Though Days of Afrekete is in conversation with these novels, it absolutely stands on its own. Solomon writes with a wry, razor-like specificity in lines like, “After graduation Liselle achieved the widespread generic dream of winding up in New York.” Or, when describing Liselle’s husband, Winn, a callow, wealthy white lawyer, “He had the look of someone who had aged out of playing the rich jerk in an eighties teen movie.”

But she uses this focus best when zeroing in on the fault-lines of the most intimate relationships—with family, lovers, and ourselves. Liselle ponders her marriage, which “had been comfortable, with moments of joy,” but now reveals itself to be built on a shaky foundation. She wonders, “Who was the rock? Didn’t every family, every person, have one?” Whereas a reunion a year after graduation prompts Selena to realize that and she and Liselle “could never stay light.”

Not that kind of story

Solomon employs a kaleidoscopic lens on her characters, depicting both the mundane and significant, from first jobs, dates, weddings, and births, to chance run-ins at the store. We learn about them not only through their choices and actions, but their tastes and loves. She contrasts Selena and Liselle finding joy and release at a club dancing to A Tribe Called Quest’s “Electric Relaxation” with the alienation Liselle feels at her wedding dancing to David Bowie’s “Heroes,” a song chosen because Winn thought it would be cool, but “Of course, it sounded insane and desperate.”
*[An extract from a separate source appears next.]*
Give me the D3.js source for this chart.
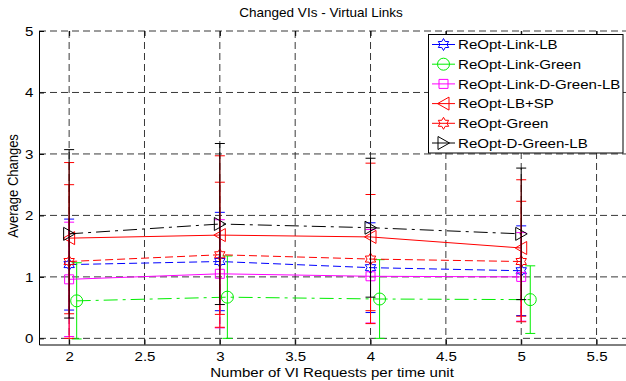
<!DOCTYPE html>
<html>
<head>
<meta charset="utf-8">
<script src="https://cdn.jsdelivr.net/npm/d3@7"></script>
<style>
  body { margin: 0; background: #fff; }
  svg { display: block; font-family: "Liberation Sans", Arial, sans-serif; }
  .grid line { stroke: #222; stroke-dasharray: 7,4; stroke-width: 0.9; }
</style>
</head>
<body>
<svg id="chart" width="626" height="381"></svg>
<script>
// chart values
var xTicks = [2, 2.5, 3, 3.5, 4, 4.5, 5, 5.5];
var yTicks = [0, 1, 2, 3, 4, 5];
var requests = [2, 3, 4, 5];
var requestsShifted = [2.05, 3.05, 4.06, 5.06];

var seriesNames = ["ReOpt-Link-LB", "ReOpt-Link-Green", "ReOpt-Link-D-Green-LB",
                   "ReOpt-LB+SP", "ReOpt-Green", "ReOpt-D-Green-LB"];

var linkLbMean = [1.20, 1.25, 1.15, 1.10];
var linkLbErr = [0.74, 0.80, 0.73, 0.73];
var linkGreenMean = [0.61, 0.67, 0.64, 0.63];
var linkGreenErr = [0.62, 0.67, 0.64, 0.55];
var linkDGreenLbMean = [0.96, 1.05, 1.01, 1.00];
var linkDGreenLbErr = [0.93, 0.88, 0.76, 0.72];
var lbSpMean = [1.63, 1.68, 1.65, 1.47];
var lbSpErr = [1.23, 1.29, 1.20, 1.11];
var greenMean = [1.25, 1.36, 1.29, 1.25];
var greenErr = [1.25, 1.18, 1.05, 0.98];
var dGreenLbMean = [1.70, 1.86, 1.80, 1.70];
var dGreenLbErr = [1.37, 1.31, 1.13, 1.07];

var series = [
    {name: seriesNames[0], xs: requests, mean: linkLbMean, err: linkLbErr},
    {name: seriesNames[1], xs: requestsShifted, mean: linkGreenMean, err: linkGreenErr},
    {name: seriesNames[2], xs: requests, mean: linkDGreenLbMean, err: linkDGreenLbErr},
    {name: seriesNames[3], xs: requests, mean: lbSpMean, err: lbSpErr},
    {name: seriesNames[4], xs: requests, mean: greenMean, err: greenErr},
    {name: seriesNames[5], xs: requests, mean: dGreenLbMean, err: dGreenLbErr}
];

// look of each series (matlab-like)
var styles = [
    {color: "#0000ff", dash: "8,4", marker: "hexagram"},
    {color: "#00ee00", dash: "14,5,3,5", marker: "circle"},
    {color: "#ff00ff", dash: null, marker: "square"},
    {color: "#ff0000", dash: null, marker: "triLeft"},
    {color: "#ff0000", dash: "8,4", marker: "hexagram"},
    {color: "#000000", dash: "14,5,3,5", marker: "triRight"}
];

var stretch = 1.16; // the figure is a bit wider than tall
var fontSize = 13;

var svg = d3.select("#chart");
var x = d3.scaleLinear().domain([1.8, 5.7]).range([39, 626.7]);
var y = d3.scaleLinear().domain([-0.1, 5]).range([344.5, 31]);

// grid
var grid = svg.append("g").attr("class", "grid");
grid.selectAll(".gx").data(xTicks).enter().append("line")
    .attr("x1", d => x(d)).attr("x2", d => x(d))
    .attr("y1", y(5)).attr("y2", y(-0.1));
grid.selectAll(".gy").data(yTicks).enter().append("line")
    .attr("x1", x(1.8)).attr("x2", x(5.7))
    .attr("y1", d => y(d)).attr("y2", d => y(d));

// axes
var xAxis = svg.append("g")
    .attr("transform", "translate(0," + y(-0.1) + ")")
    .call(d3.axisBottom(x).tickValues(xTicks).tickSize(-5).tickSizeOuter(0).tickPadding(7)
        .tickFormat(d3.format("")));
var yAxis = svg.append("g")
    .attr("transform", "translate(" + x(1.8) + ",0)")
    .call(d3.axisLeft(y).tickValues(yTicks).tickSize(-5).tickSizeOuter(0).tickFormat(d3.format("d")));
svg.append("g")
    .attr("transform", "translate(0," + y(5) + ")")
    .call(d3.axisTop(x).tickValues(xTicks).tickSize(-5).tickSizeOuter(0).tickFormat(""))
    .select(".domain").remove();

[xAxis, yAxis].forEach(function (g) {
    g.select(".domain").attr("stroke", "#000");
    g.selectAll(".tick line").attr("stroke", "#000");
    g.selectAll(".tick text")
        .attr("fill", "#000")
        .attr("font-size", fontSize)
        .attr("font-family", "Liberation Sans, Arial, sans-serif");
});
xAxis.selectAll(".tick text").attr("transform", "scale(" + stretch + ",1)");
yAxis.selectAll(".tick text")
    .attr("x", 0)
    .attr("transform", "translate(-5.5,0) scale(" + stretch + ",1)");

// marker shapes
function markerPath(type) {
    var p = d3.path();
    if (type === "hexagram") {
        var R = 6, r = R / Math.sqrt(3);
        for (var k = 0; k < 12; k++) {
            var a = -Math.PI / 2 + k * Math.PI / 6;
            var rr = k % 2 === 0 ? R : r;
            if (k === 0) p.moveTo(rr * Math.cos(a), rr * Math.sin(a));
            else p.lineTo(rr * Math.cos(a), rr * Math.sin(a));
        }
        p.closePath();
    } else if (type === "circle") {
        p.arc(0, 0, 6, 0, 2 * Math.PI);
    } else if (type === "square") {
        p.rect(-4.5, -4.5, 9, 9);
    } else if (type === "triLeft") {
        p.moveTo(-6, 0); p.lineTo(5.5, -6.5); p.lineTo(5.5, 6.5); p.closePath();
    } else if (type === "triRight") {
        p.moveTo(6, 0); p.lineTo(-5.5, -6.5); p.lineTo(-5.5, 6.5); p.closePath();
    }
    return p.toString();
}

var line = d3.line().x(d => x(d.x)).y(d => y(d.m));

series.forEach(function (s, i) {
    var st = styles[i];
    var pts = s.xs.map(function (v, j) { return {x: v, m: s.mean[j], e: s.err[j]}; });
    var g = svg.append("g");

    // error bars
    var eb = g.selectAll(".eb").data(pts).enter().append("g")
        .attr("stroke", st.color).attr("stroke-width", 1).attr("fill", "none");
    eb.append("line")
        .attr("x1", d => x(d.x)).attr("x2", d => x(d.x))
        .attr("y1", d => y(d.m - d.e)).attr("y2", d => y(d.m + d.e));
    eb.append("line")
        .attr("x1", d => x(d.x) - 5).attr("x2", d => x(d.x) + 5)
        .attr("y1", d => y(d.m + d.e)).attr("y2", d => y(d.m + d.e));
    eb.append("line")
        .attr("x1", d => x(d.x) - 5).attr("x2", d => x(d.x) + 5)
        .attr("y1", d => y(d.m - d.e)).attr("y2", d => y(d.m - d.e));

    // mean line
    g.append("path").datum(pts)
        .attr("d", line)
        .attr("fill", "none")
        .attr("stroke", st.color)
        .attr("stroke-width", 1)
        .attr("stroke-dasharray", st.dash);

    // markers
    g.selectAll(".mk").data(pts).enter().append("path")
        .attr("d", markerPath(st.marker))
        .attr("transform", d => "translate(" + x(d.x) + "," + y(d.m) + ")")
        .attr("fill", "none")
        .attr("stroke", st.color)
        .attr("stroke-width", 1);
});

// legend
var legend = svg.append("g");
legend.append("rect")
    .attr("x", 428.5).attr("y", 34.5).attr("width", 194.5).attr("height", 118.5)
    .attr("fill", "#fff").attr("stroke", "#000").attr("stroke-width", 1);
seriesNames.forEach(function (name, i) {
    var st = styles[i];
    var ly = 44.5 + i * 19.7;
    legend.append("line")
        .attr("x1", 432).attr("x2", 455).attr("y1", ly).attr("y2", ly)
        .attr("stroke", st.color).attr("stroke-width", 1);
    legend.append("path")
        .attr("d", markerPath(st.marker))
        .attr("transform", "translate(443.5," + ly + ")")
        .attr("fill", "none").attr("stroke", st.color);
    legend.append("text")
        .attr("transform", "translate(458," + (ly + 4.7) + ") scale(" + stretch + ",1)")
        .attr("font-size", fontSize)
        .text(name);
});

// titles
svg.append("text")
    .attr("transform", "translate(321,17) scale(1.04,1)")
    .attr("text-anchor", "middle")
    .attr("font-size", fontSize)
    .text("Changed VIs - Virtual Links");
svg.append("text")
    .attr("transform", "translate(332,376.5) scale(" + stretch + ",1)")
    .attr("text-anchor", "middle")
    .attr("font-size", fontSize)
    .text("Number of VI Requests per time unit");
svg.append("text")
    .attr("transform", "translate(18,186) scale(" + stretch + ",1) rotate(-90)")
    .attr("text-anchor", "middle")
    .attr("font-size", fontSize)
    .text("Average Changes");
</script>
</body>
</html>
Ultimately, the FBI intrigue and the awkward dinner party take a back seat to Liselle and Selena’s history, but Solomon is not writing that kind of story anyway. Rather, she presents us with a life as mosaic, constructed through memories, decisions, and relationships, capable of change at any moment.

What, When, Where

The Days of Afrekete. By Asali Solomon. New York: Farrar, Straus and Giroux, Oct. 19, 2021. 208 pages, hardcover. $26. Get it on bookshop.org.